The introduction of the early guitar effects devices was the real opening of an interest in sound and music for me. The initial impression of an Echoplex tape-delay (ca. 1966) still reverberates, as it were – I put down my guitar and focused on this thing itself; who needed a guitar now? A sound goes in one end and comes out the other, somehow transformed into a modified clone of itself; partially the same, but evolved. And it is significant that this transformation is a manipulation of the sound’s time-path. Most audio effects boxes – and all of those which interest me most – are based on manipulations of time, that strange entity which even the most advanced scientific analyses have yet to explain convincingly. Since childhood this inexplicable thing called time has puzzled and excited me, and in the effects device the question comes forth along with a satisfying aesthetic pleasure. Further, the concepts of time manipulation and feedback come together in the ancient ourobouros symbol which was intended to speak of several things at once: self-referral (consciousness), recurrence, and eternity. Feedback is far more than a public address system in misalignment; it is a core principle of universal importance.
DLM
David Lee Myers (aka Arcane Device) releases his latest album of Feedback Music, titled Superpositions. These pieces have been created through the use of specially configured electronic components, none of which are designed to produce sounds on their own. Rather, audio processors are wired so that their inputs are fed their own outputs, as well as the outputs of other processors, via a series of matrix mixers. The whole assemblage is played as a real-time instrument, producing tones and patterns ranging from subtle sound washes to cacophonous deluges. Superpositions is a meditation upon the unseen forces and energies inhabiting the subatomic world.

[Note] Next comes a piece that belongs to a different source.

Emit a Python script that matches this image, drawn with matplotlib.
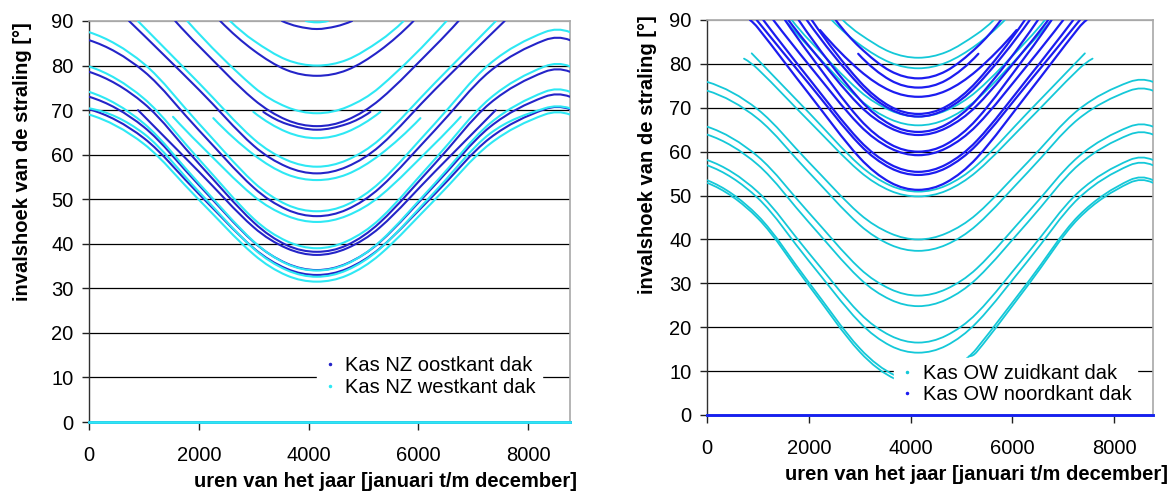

David Lee Myers finds his sounds in the off-screen space of feedback networks. By patching the output of an electronic audio device, such as a mixing board, back into its input, Myers is able to conjure and navigate within this space... He takes snapshots of the sonic entities populating these spaces then arranges them into etheric photo-mosaics.
Kim Cascone
David Lee Myers is a sound and visual artist living in New York City. Since 1987 he has produced electronic music via his custom “Feedback Machines” under his own name, as well as Arcane Device. Myers has had dozens of recordings released by Starkland, ReR, Generator, Line, Silent, Pogus, RRRecords, Staalplaat, Monochrome Vision, and many other labels. Collaborations have been produced with Gen Ken Montgomery, Thomas Dimuzio, Ellen Band, guitarist Marco Oppedisano, Dirk Serries, and noise maestro Merzbow. Two Albums were created with legendary electronic pioneer Tod Dockstader, and four others with Hamburg’s master sound manipulator Asmus Tietchens, with a fifth in progress. Myers has performed his sounds and visuals at New York’s Generator, The Kitchen, Roulette, Experimental Media Foundation, the Knitting Factory, Clocktower, MoMA/PS1, Outpost Artists Resources, Trans Pecos and Silent Barn, as well as the San Francisco Electronic Music Festival, and the Boston Museum of Modern art, among others.